Automotive floor mats and interior components. Carpet backing and textile applications. Adhesives and sealants. Coatings for various industrial applications. Synthetic leather products. The PVB recovery is actually what makes windshield recycling economically viable - it sells for significantly more than glass cullet.

Challenges and Current Limitations

While windshield recycling technology is proven, accessibility remains limited. The global recycling rate for automotive glass is only about 11%, compared to over 32% for container glass.

Key barriers include: Limited geographic coverage of specialized recyclers. Lack of integration with municipal recycling programs. Consumer awareness - many people don't know recycling is possible. Economic viability dependent on PVB markets. Transportation logistics for bulky, low-value material.

Despite these challenges, the industry is expanding as PVB applications grow and environmental regulations tighten.

Making Recycling the Default

The most effective way to increase windshield recycling is making it the default option rather than something consumers must actively seek out.

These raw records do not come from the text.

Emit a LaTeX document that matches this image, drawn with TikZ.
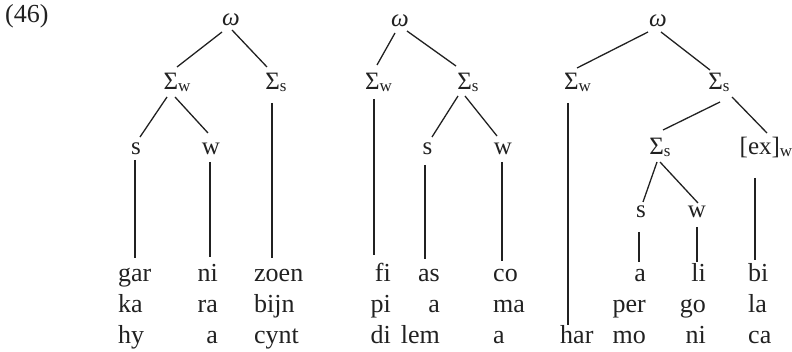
\documentclass[tikz,border=0pt]{standalone}
\usepackage{fontspec}
\setmainfont{Liberation Serif}
\usetikzlibrary{calc}
\definecolor{ink}{gray}{0.13}
% category label with a lowered small subscript
\newcommand{\Sub}[2]{#1\raisebox{-1.5pt}{\fontsize{17}{17}\selectfont #2}}
\begin{document}
\begin{tikzpicture}[x=1pt,y=-1pt,
  lab/.style={inner sep=0pt, anchor=base, font=\fontsize{25}{30}\selectfont, text=ink},
  word/.style={inner sep=0pt, font=\fontsize{26}{30}\selectfont, text=ink},
  wl/.style={word, anchor=base west},
  wr/.style={word, anchor=base east},
  branch/.style={draw=ink, line width=1.3pt}]
\useasboundingbox (0,0) rectangle (792,352);

\node[wl] (num) at (5,23) {(46)};

% ---------- first tree: garnizoen ----------
\node[lab] (o1)  at (231,26) {\textit{ω}};
\node[lab] (sw1) at (177,90) {\Sub{Σ}{w}};
\node[lab] (ss1) at (276,90) {\Sub{Σ}{s}};
\node[lab] (s1)  at (136,155) {s};
\node[lab] (w1)  at (211,155) {w};

\node[wl] (c1r1) at (118,282) {gar};
\node[wl] (c1r2) at (118,313) {ka};
\node[wl] (c1r3) at (118,344) {hy};
\node[wr] (c2r1) at (218,282) {ni};
\node[wr] (c2r2) at (218,313) {ra};
\node[wr] (c2r3) at (218,344) {a};
\node[wl] (c3r1) at (254,282) {zoen};
\node[wl] (c3r2) at (254,313) {bijn};
\node[wl] (c3r3) at (254,344) {cynt};

\draw[branch] ($(o1.base)+(-9,6)$) -- ($(sw1.base)+(0,-23)$);
\draw[branch] ($(o1.base)+(1,4)$) -- ($(ss1.base)+(-9,-23)$);
\draw[branch] ($(sw1.base)+(-10,7)$) -- ($(s1.base)+(4,-18)$);
\draw[branch] ($(sw1.base)+(-2,7)$) -- ($(w1.base)+(-3,-22)$);
\draw[branch] ($(s1.base)+(-1,5)$) -- ($(s1.base |- c1r1.base)+(-1,-24)$);
\draw[branch] ($(w1.base)+(-1,7)$) -- ($(w1.base |- c2r1.base)+(-1,-25)$);
\draw[branch] ($(ss1.base)+(-4,13)$) -- ($(ss1.base |- c3r1.base)+(-4,-24)$);

% ---------- second tree: fipiadi / aslem / comaa ----------
\node[lab] (o2)  at (400,27) {\textit{ω}};
\node[lab] (sw2) at (378.5,90) {\Sub{Σ}{w}};
\node[lab] (ss2) at (468,90) {\Sub{Σ}{s}};
\node[lab] (s2)  at (427.5,155) {s};
\node[lab] (w2)  at (503,155) {w};

\node[wr] (c4r1) at (391,282) {fi};
\node[wr] (c4r2) at (391,313) {pi};
\node[wr] (c4r3) at (391,344) {di};
\node[wr] (c5r1) at (440,282) {as};
\node[wr] (c5r2) at (440,313) {a};
\node[wr] (c5r3) at (440,344) {lem};
\node[wl] (c6r1) at (493,282) {co};
\node[wl] (c6r2) at (493,313) {ma};
\node[wl] (c6r3) at (493,344) {a};

\draw[branch] ($(o2.base)+(-5,6)$) -- ($(sw2.base)+(-1.5,-25)$);
\draw[branch] ($(o2.base)+(7,4)$) -- ($(ss2.base)+(-12,-24)$);
\draw[branch] ($(ss2.base)+(-10,6)$) -- ($(s2.base)+(4.5,-18)$);
\draw[branch] ($(ss2.base)+(-3,6)$) -- ($(w2.base)+(-6,-19)$);
\draw[branch] ($(sw2.base)+(-4.5,9)$) -- ($(sw2.base |- c4r1.base)+(-4.5,-27)$);
\draw[branch] ($(s2.base)+(-2.5,10)$) -- ($(s2.base |- c5r1.base)+(-2.5,-23)$);
\draw[branch] ($(w2.base)+(-1,7)$) -- ($(w2.base |- c6r1.base)+(-1,-21)$);

% ---------- third tree: harmonica / pergola / alibi ----------
\node[lab] (o3)   at (658,27) {\textit{ω}};
\node[lab] (sw3)  at (577.5,90) {\Sub{Σ}{w}};
\node[lab] (ss3)  at (719,90) {\Sub{Σ}{s}};
\node[lab] (ssm3) at (660,155) {\Sub{Σ}{s}};
\node[lab] (ex3)  at (766,155) {\Sub{[ex]}{w}};
\node[lab] (s3)   at (641,218) {s};
\node[lab] (w3)   at (697,218) {w};

\node[wl] (c7r3) at (560,344) {har};
\node[wr] (c8r1) at (646,282) {a};
\node[wr] (c8r2) at (646,313) {per};
\node[wr] (c8r3) at (646,344) {mo};
\node[wr] (c9r1) at (706,282) {li};
\node[wr] (c9r2) at (706,313) {go};
\node[wr] (c9r3) at (706,344) {ni};
\node[wl] (c10r1) at (748,282) {bi};
\node[wl] (c10r2) at (748,313) {la};
\node[wl] (c10r3) at (748,344) {ca};

\draw[branch] ($(o3.base)+(-10,5)$) -- ($(sw3.base)+(-0.5,-22)$);
\draw[branch] ($(o3.base)+(3,5)$) -- ($(ss3.base)+(-9,-20)$);
\draw[branch] ($(ss3.base)+(1,12)$) -- ($(ssm3.base)+(3,-25)$);
\draw[branch] ($(ss3.base)+(13,7)$) -- ($(ex3.base)+(1,-22)$);
\draw[branch] ($(ssm3.base)+(-3,7)$) -- ($(s3.base)+(2,-16)$);
\draw[branch] ($(ssm3.base)+(0,7)$) -- ($(w3.base)+(1,-15)$);
\draw[branch] ($(sw3.base)+(-9.5,13)$) -- ($(sw3.base |- c7r3.base)+(-9.5,-19)$);
\draw[branch] ($(ex3.base)+(-11,23)$) -- ($(ex3.base |- c10r1.base)+(-11,-22)$);
\draw[branch] ($(s3.base)+(-2,14)$) -- ($(s3.base |- c8r1.base)+(-2,-20)$);
\draw[branch] ($(w3.base)+(0,9)$) -- ($(w3.base |- c9r1.base)+(0,-20)$);
\end{tikzpicture}
\end{document}
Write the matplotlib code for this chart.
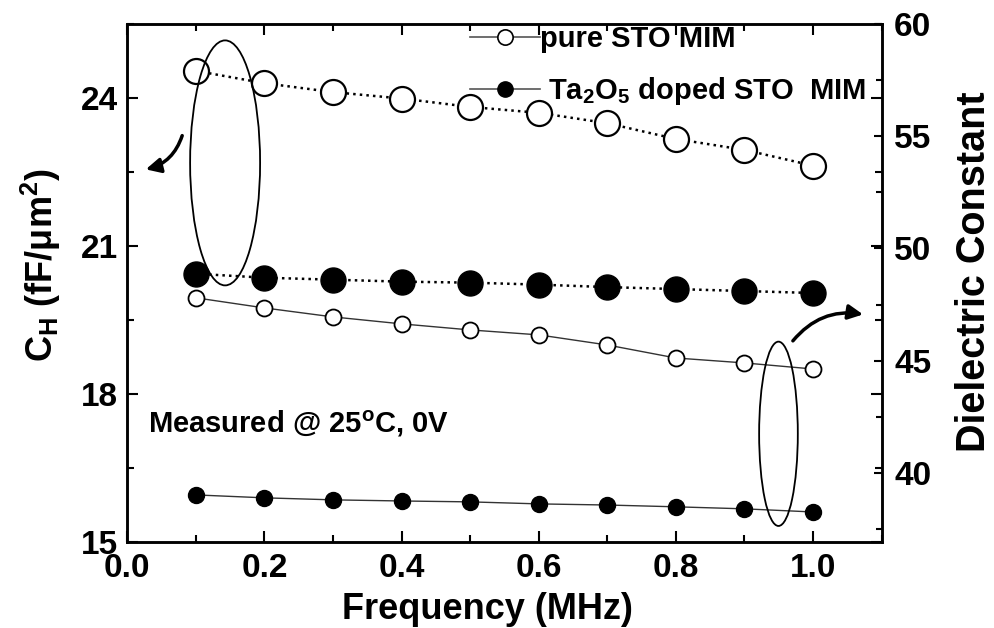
import matplotlib
matplotlib.use('Agg')
import matplotlib.pyplot as plt
from matplotlib.lines import Line2D
from matplotlib.patches import Ellipse, FancyArrowPatch
from matplotlib.ticker import MultipleLocator, FormatStrFormatter

plt.rcParams['font.family'] = ['Liberation Sans', 'DejaVu Sans']
plt.rcParams['font.weight'] = 'bold'
plt.rcParams['axes.labelweight'] = 'bold'
plt.rcParams['mathtext.fontset'] = 'custom'
plt.rcParams['mathtext.rm'] = 'Liberation Sans:bold'
plt.rcParams['mathtext.it'] = 'Liberation Sans:bold'
plt.rcParams['mathtext.bf'] = 'Liberation Sans:bold'

# data
freq = [0.1, 0.2, 0.3, 0.4, 0.5, 0.6, 0.7, 0.8, 0.9, 1.0]
ch_pure = [24.55, 24.30, 24.12, 23.99, 23.82, 23.70, 23.49, 23.17, 22.95, 22.63]
ch_ta = [20.44, 20.36, 20.32, 20.28, 20.26, 20.22, 20.17, 20.13, 20.09, 20.05]
k_pure = [47.80, 47.35, 46.95, 46.64, 46.37, 46.15, 45.70, 45.12, 44.90, 44.63]
k_ta = [39.02, 38.89, 38.80, 38.75, 38.71, 38.62, 38.57, 38.49, 38.40, 38.26]

labels = ['pure STO MIM', ' Ta$_2$O$_5$ doped STO  MIM']

fig = plt.figure(figsize=(9.95, 6.28), dpi=100)
ax = fig.add_axes([0.128, 0.1365, 0.758, 0.8253])
ax2 = ax.twinx()

# capacitance density (left axis) - big markers, dotted lines
ax.plot(freq, ch_pure, ':', color='black', lw=1.8, marker='o', ms=18,
        mfc='white', mec='black', mew=1.6, zorder=3)
ax.plot(freq, ch_ta, ':', color='black', lw=1.8, marker='o', ms=18,
        mfc='black', mec='black', zorder=3)

# dielectric constant (right axis) - small markers, thin lines
ax2.plot(freq, k_pure, '-', color='#333333', lw=1.0, marker='o', ms=11.5,
         mfc='white', mec='black', mew=1.3)
ax2.plot(freq, k_ta, '-', color='#333333', lw=1.0, marker='o', ms=11.5,
         mfc='black', mec='black')

ax.set_xlim(0, 1.1)
ax.set_ylim(15, 25.5)
ax2.set_ylim(36.91, 60)

ax.xaxis.set_major_locator(MultipleLocator(0.2))
ax.xaxis.set_minor_locator(MultipleLocator(0.1))
ax.yaxis.set_major_locator(MultipleLocator(3))
ax.yaxis.set_minor_locator(MultipleLocator(1.5))
ax2.yaxis.set_major_locator(MultipleLocator(5))
ax2.yaxis.set_minor_locator(MultipleLocator(2.5))
ax.xaxis.set_major_formatter(FormatStrFormatter('%.1f'))

ax.tick_params(which='both', direction='in', top=True, right=True, width=1.5)
ax.tick_params(which='major', length=8)
ax.tick_params(which='minor', length=5)
ax.tick_params(axis='x', labelsize=24, pad=8)
ax.tick_params(axis='y', labelsize=24, pad=7)
ax2.tick_params(which='both', direction='in', width=1.5)
ax2.tick_params(which='major', length=6, labelsize=24, pad=9)
ax2.tick_params(which='minor', length=4)

for a in (ax, ax2):
    for s in a.spines.values():
        s.set_linewidth(1.8)

ax.set_xlabel('Frequency (MHz)', fontsize=26)
ax.xaxis.set_label_coords(0.477, -0.095)
ax.set_ylabel('C$_\\mathrm{H}$ (fF/\u03bcm$^\\mathrm{2}$)', fontsize=26)
ax.yaxis.set_label_coords(-0.085, 0.535)
ax2.set_ylabel('Dielectric Constant', fontsize=28.5)
ax2.yaxis.set_label_coords(1.098, 0.523)

ax.text(0.0274, 0.211, 'Measured @ 25$^\\mathrm{o}$C, 0V', transform=ax.transAxes,
        fontsize=21, va='baseline', ha='left')

# ellipses and arrows pointing to each axis
ax2.add_patch(Ellipse((0.1296, 0.732), 0.0928, 0.4727, transform=ax.transAxes,
                      fill=False, ec='black', lw=1.3, zorder=5))
ax2.add_patch(Ellipse((0.8633, 0.2093), 0.0513, 0.3556, transform=ax.transAxes,
                      fill=False, ec='black', lw=1.3, zorder=5))
ax2.add_patch(FancyArrowPatch((0.0738, 0.7897), (0.0208, 0.7183), transform=ax.transAxes,
                              connectionstyle='arc3,rad=-0.3', arrowstyle='-|>',
                              mutation_scale=22, lw=2.5, color='black'))
ax2.add_patch(FancyArrowPatch((0.8801, 0.3845), (0.9791, 0.4387), transform=ax.transAxes,
                              connectionstyle='arc3,rad=-0.3', arrowstyle='-|>',
                              mutation_scale=22, lw=2.5, color='black'))

h1 = Line2D([], [], color='#555555', lw=1.2, marker='o', ms=11, mfc='white', mec='black', mew=1.2)
h2 = Line2D([], [], color='#555555', lw=1.2, marker='o', ms=11, mfc='black', mec='black')
ax2.legend([h1, h2], labels, loc='upper left', bbox_to_anchor=(0.454, 0.998),
           frameon=False, fontsize=21, handlelength=2.4, handletextpad=0.0,
           borderpad=0, borderaxespad=0, labelspacing=0.75)

fig.savefig('out.png', dpi=100)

Support this shift by: Choosing installers who recycle as standard practice. Asking about recycling programs - consumer demand drives adoption. Supporting extended producer responsibility legislation. Sharing information about recycling options with other vehicle owners. Properly disposing of your windshield even if it requires extra effort.

The Bottom Line

Windshield recycling transforms a problematic waste stream into valuable raw materials while conserving energy, reducing emissions, and saving natural resources. While not yet universally accessible, recycling infrastructure is expanding. By choosing recycling-capable installers and properly disposing of windshields, you ensure your replacement doesn't become million-year landfill waste. The technology exists, the environmental benefits are proven, and the economic model is viable. Now it's about making recycling the norm rather than the exception.